High speed digital signal processing (DSP) in communication system applications require low power implementations of high performance DSP capabilities, especially for hand held devices. These DSPs must be capable of efficiently performing the spectral analysis and digital filtering required for hand-held spread spectrum communication equipment, high speed modems and all digital radios. These applications require matrix math operations, complex arithmetic operations, Fast Fourier Transform (FFT) calculations, encoding/decoding, searching and sorting. Optimization requires that the DSP arithmetic engine use many resources efficiently. For example, for execution of the complex multiply operation: EQU (x1+iy1)(x2+iy2)=(x1x2-y1y2)+i(x1y2+y1x2)
four real multiplications and two real additions are required to perform this operation in one instruction. More multipliers and adders would not improve the speed, less would require more instructions.
What is needed is a high performance arithmetic engine that can be optimized to perform higher radix FFTs, complex multiplication and high speed data sorting.
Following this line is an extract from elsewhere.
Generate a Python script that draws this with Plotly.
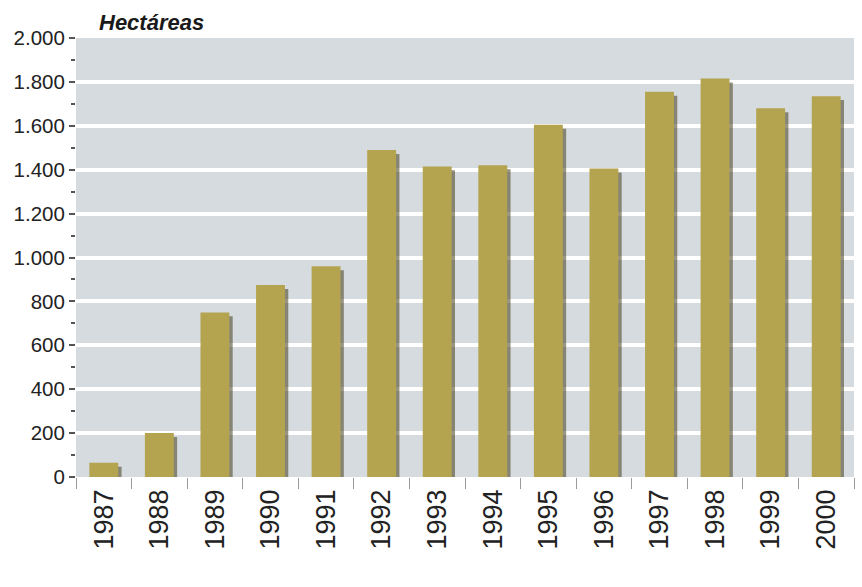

Higher radix FFTs require less memory accesses because intermediate results are stored in registers in the arithmetic engine. The throughput is therefore faster because the arithmetic engine can be pipelined. A radix 8 4096 point FFT requires 2/3 less data fetches than a radix 2 FFT and 1/3 less than a radix 4. The complex multiply is the basis for most DSP algorithms and is therefore an important performance target. Sorting is required to do statistical filtering and interpret results. Sorting can determine the location of peaks, depressions and statistically variant data which are typical signal analysis objectives. Such an arithmetic engine requires many resources which must be used efficiently because of size and power limitations.
Typical arithmetic engines for general purpose DSPs include one multiplier and one adder referred to as a multiplier-accumulator (MAC). Arithmetic engines of DSPs that are more application specific can contain an array of several multipliers and adders. The arithmetic engines of the latter DSPs are typically optimized to perform a Radix-4 butterfly and cannot do high speed sorting.
Typical arithmetic engines are also not capable of efficiently handling the arithmetic computations required for all digital communications applications. General purpose DSPs are capable of performing Radix 2 butterflies efficiently but can not do higher radix butterflies because they do not have sufficient resources. The FFT requires many complex multiplications, and each complex multiply requires four real multiplications and two real additions. Since general purpose DSPs have only one MAC, it takes four passes through the arithmetic engine of such a DSP to perform just one complex multiply. Engines which have more than one MAC usually limit the resources to Radix 4 butterfly operations.
Typical arithmetic engines are also not capable of handling high speed data sorting. A typical data sort requires comparison of two pieces of data which results in a condition code. The condition code is passed to the execution unit which then causes the program to branch in one of two paths on a subsequent instruction. The next instruction after the branch moves the data to its new location based on the results of the data comparison. This method requires a minimum of three instructions and can only operate on one data pair at a time. Typical arithmetic engines do not have sufficient data path switching to perform hardware sorts on multiple data pairs.